— start —

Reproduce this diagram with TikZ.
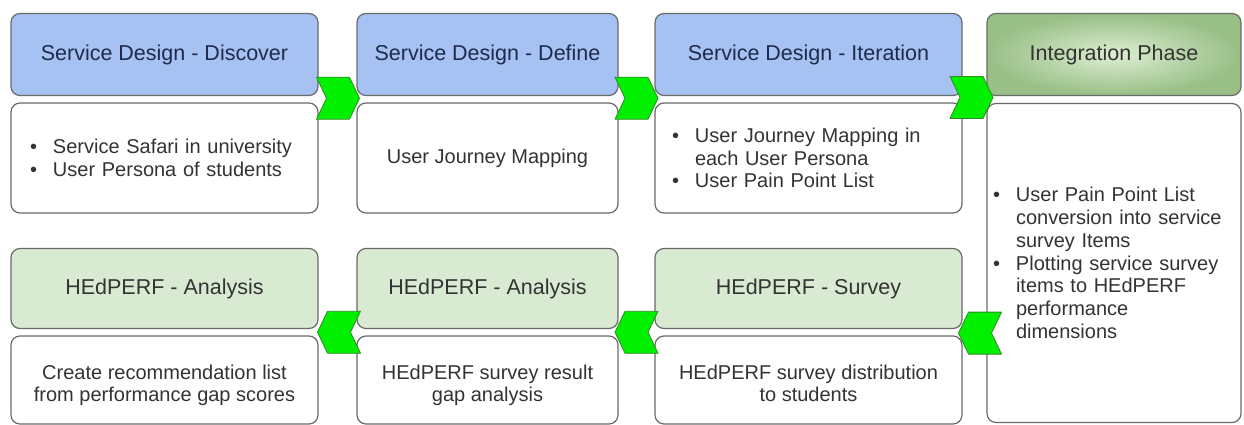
\documentclass[tikz,border=0pt]{standalone}
\usepackage{fontspec}
\setmainfont{Liberation Sans}
\usetikzlibrary{calc}
\definecolor{bordergray}{HTML}{6A6A6A}
\definecolor{hblue}{HTML}{A6C2F2}
\definecolor{hgreen}{HTML}{D9EAD3}
\definecolor{ginner}{HTML}{DDEDD2}
\definecolor{gouter}{HTML}{98BF86}
\definecolor{navytext}{HTML}{1E2B4A}
\definecolor{graytext}{HTML}{333333}
\definecolor{chevfill}{HTML}{00F000}
\definecolor{chevdraw}{HTML}{2E8B22}
\newcommand\bitem[1]{\makebox[23pt][l]{•}#1}
\newcommand\bcont[1]{\hspace*{23pt}#1}
\newcommand\lowtext[1]{\raisebox{-6pt}[\height][\depth]{\begin{tabular}{@{}c@{}}#1\end{tabular}}}
\tikzset{
  boxbase/.style={draw=bordergray, line width=1.2pt, rounded corners=9pt, inner sep=0pt},
  hdrtop/.style={boxbase, fill=hblue, minimum height=82pt, text=navytext, font=\fontsize{21.5}{24}\selectfont},
  hdrbot/.style={boxbase, fill=hgreen, minimum height=80pt, text=graytext, font=\fontsize{21.5}{24}\selectfont},
  hdrint/.style={boxbase, inner color=ginner, outer color=gouter, minimum height=82pt, text=graytext, font=\fontsize{21.5}{24}\selectfont},
  bodybox/.style={boxbase, fill=white, text=graytext, font=\fontsize{20}{22.8}\selectfont, align=center},
  chevpath/.style={fill=chevfill, draw=chevdraw, line width=0.8pt, line join=round},
  chevR/.pic={\path[chevpath] (-21.5,-21) -- (11.5,-21) -- (21.5,0) -- (11.5,21) -- (-21.5,21) -- (-11.5,0) -- cycle;},
  chevL/.pic={\path[chevpath] (21.5,-21) -- (-11.5,-21) -- (-21.5,0) -- (-11.5,21) -- (21.5,21) -- (11.5,0) -- cycle;}
}
\begin{document}
\begin{tikzpicture}[x=1pt,y=-1pt]
\useasboundingbox[fill=white] (0,0) rectangle (1244,425);
% top headers
\node[hdrtop, minimum width=307pt] (h1) at (164.5,54.5) {Service Design - Discover};
\node[hdrtop, minimum width=261pt] (h2) at (487.5,54.5) {Service Design - Define};
\node[hdrtop, minimum width=307pt] (h3) at (808.5,54.5) {Service Design - Iteration};
\node[hdrint, minimum width=254pt] (h4) at (1114,54.5) {Integration Phase};
% top bodies
\node[bodybox, minimum height=110pt, text width=269pt, inner xsep=19pt, align=left] (b1) at (164.5,158)
  {\bitem{Service Safari in university}\\ \bitem{User Persona of students}};
\node[bodybox, minimum width=261pt, minimum height=110pt] (b2) at (487.5,158) {User Journey Mapping};
\node[bodybox, minimum height=110pt, text width=273pt, inner xsep=17pt, align=left] (b3) at (808.5,158)
  {\bitem{User Journey Mapping in}\\ \bcont{each User Persona}\\ \bitem{User Pain Point List}};
\node[bodybox, minimum height=319pt, text width=242pt, inner xsep=6pt, align=left] (b4) at (1114,263)
  {\bitem{User Pain Point List}\\ \bcont{conversion into service}\\ \bcont{survey Items}\\
   \bitem{Plotting service survey}\\ \bcont{items to HEdPERF}\\ \bcont{performance}\\ \bcont{dimensions}};
% bottom headers
\node[hdrbot, minimum width=307pt] (g1) at (164.5,288.5) {HEdPERF - Analysis};
\node[hdrbot, minimum width=261pt] (g2) at (487.5,288.5) {HEdPERF - Analysis};
\node[hdrbot, minimum width=307pt] (g3) at (808.5,288.5) {HEdPERF - Survey};
% bottom bodies
\node[bodybox, minimum width=307pt, minimum height=88pt] (c1) at (164.5,380)
  {\lowtext{Create recommendation list\\ from performance gap scores}};
\node[bodybox, minimum width=261pt, minimum height=88pt] (c2) at (487.5,380)
  {\lowtext{HEdPERF survey result\\ gap analysis}};
\node[bodybox, minimum width=307pt, minimum height=88pt] (c3) at (808.5,380)
  {\lowtext{HEdPERF survey distribution\\ to students}};
% chevrons
\pic at ($(h1.south east)!0.5!(b2.north west)+(0.5,-1)$) {chevR};
\pic at ($(h2.south east)!0.5!(b3.north west)+(0,-1)$) {chevR};
\pic at ($(h3.south east)!0.5!(b4.north west)+(-3,-2)$) {chevR};
\pic at ($(g1.south east)!0.5!(c2.north west)+(1.5,0)$) {chevL};
\pic at ($(g2.south east)!0.5!(c3.north west)$) {chevL};
\pic at ($(g3.south east)!0.5!(b4.west |- g3.south)+(5.5,4)$) {chevL};
\end{tikzpicture}
\end{document}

— end —

Pictures are excluded; output everything else in the data verbatim.

Reproduce this diagram with TikZ.
\documentclass[tikz,border=0pt]{standalone}
\usepackage{fontspec}
\setmainfont{Liberation Sans}
\usetikzlibrary{calc}
\definecolor{bordergray}{HTML}{6A6A6A}
\definecolor{hblue}{HTML}{A6C2F2}
\definecolor{hgreen}{HTML}{D9EAD3}
\definecolor{ginner}{HTML}{DDEDD2}
\definecolor{gouter}{HTML}{98BF86}
\definecolor{navytext}{HTML}{1E2B4A}
\definecolor{graytext}{HTML}{333333}
\definecolor{chevfill}{HTML}{00F000}
\definecolor{chevdraw}{HTML}{2E8B22}
\newcommand\bitem[1]{\makebox[23pt][l]{•}#1}
\newcommand\bcont[1]{\hspace*{23pt}#1}
\newcommand\lowtext[1]{\raisebox{-6pt}[\height][\depth]{\begin{tabular}{@{}c@{}}#1\end{tabular}}}
\tikzset{
  boxbase/.style={draw=bordergray, line width=1.2pt, rounded corners=9pt, inner sep=0pt},
  hdrtop/.style={boxbase, fill=hblue, minimum height=82pt, text=navytext, font=\fontsize{21.5}{24}\selectfont},
  hdrbot/.style={boxbase, fill=hgreen, minimum height=80pt, text=graytext, font=\fontsize{21.5}{24}\selectfont},
  hdrint/.style={boxbase, inner color=ginner, outer color=gouter, minimum height=82pt, text=graytext, font=\fontsize{21.5}{24}\selectfont},
  bodybox/.style={boxbase, fill=white, text=graytext, font=\fontsize{20}{22.8}\selectfont, align=center},
  chevpath/.style={fill=chevfill, draw=chevdraw, line width=0.8pt, line join=round},
  chevR/.pic={\path[chevpath] (-21.5,-21) -- (11.5,-21) -- (21.5,0) -- (11.5,21) -- (-21.5,21) -- (-11.5,0) -- cycle;},
  chevL/.pic={\path[chevpath] (21.5,-21) -- (-11.5,-21) -- (-21.5,0) -- (-11.5,21) -- (21.5,21) -- (11.5,0) -- cycle;}
}
\begin{document}
\begin{tikzpicture}[x=1pt,y=-1pt]
\useasboundingbox[fill=white] (0,0) rectangle (1244,425);
% top headers
\node[hdrtop, minimum width=307pt] (h1) at (164.5,54.5) {Service Design - Discover};
\node[hdrtop, minimum width=261pt] (h2) at (487.5,54.5) {Service Design - Define};
\node[hdrtop, minimum width=307pt] (h3) at (808.5,54.5) {Service Design - Iteration};
\node[hdrint, minimum width=254pt] (h4) at (1114,54.5) {Integration Phase};
% top bodies
\node[bodybox, minimum height=110pt, text width=269pt, inner xsep=19pt, align=left] (b1) at (164.5,158)
  {\bitem{Service Safari in university}\\ \bitem{User Persona of students}};
\node[bodybox, minimum width=261pt, minimum height=110pt] (b2) at (487.5,158) {User Journey Mapping};
\node[bodybox, minimum height=110pt, text width=273pt, inner xsep=17pt, align=left] (b3) at (808.5,158)
  {\bitem{User Journey Mapping in}\\ \bcont{each User Persona}\\ \bitem{User Pain Point List}};
\node[bodybox, minimum height=319pt, text width=242pt, inner xsep=6pt, align=left] (b4) at (1114,263)
  {\bitem{User Pain Point List}\\ \bcont{conversion into service}\\ \bcont{survey Items}\\
   \bitem{Plotting service survey}\\ \bcont{items to HEdPERF}\\ \bcont{performance}\\ \bcont{dimensions}};
% bottom headers
\node[hdrbot, minimum width=307pt] (g1) at (164.5,288.5) {HEdPERF - Analysis};
\node[hdrbot, minimum width=261pt] (g2) at (487.5,288.5) {HEdPERF - Analysis};
\node[hdrbot, minimum width=307pt] (g3) at (808.5,288.5) {HEdPERF - Survey};
% bottom bodies
\node[bodybox, minimum width=307pt, minimum height=88pt] (c1) at (164.5,380)
  {\lowtext{Create recommendation list\\ from performance gap scores}};
\node[bodybox, minimum width=261pt, minimum height=88pt] (c2) at (487.5,380)
  {\lowtext{HEdPERF survey result\\ gap analysis}};
\node[bodybox, minimum width=307pt, minimum height=88pt] (c3) at (808.5,380)
  {\lowtext{HEdPERF survey distribution\\ to students}};
% chevrons
\pic at ($(h1.south east)!0.5!(b2.north west)+(0.5,-1)$) {chevR};
\pic at ($(h2.south east)!0.5!(b3.north west)+(0,-1)$) {chevR};
\pic at ($(h3.south east)!0.5!(b4.north west)+(-3,-2)$) {chevR};
\pic at ($(g1.south east)!0.5!(c2.north west)+(1.5,0)$) {chevL};
\pic at ($(g2.south east)!0.5!(c3.north west)$) {chevL};
\pic at ($(g3.south east)!0.5!(b4.west |- g3.south)+(5.5,4)$) {chevL};
\end{tikzpicture}
\end{document}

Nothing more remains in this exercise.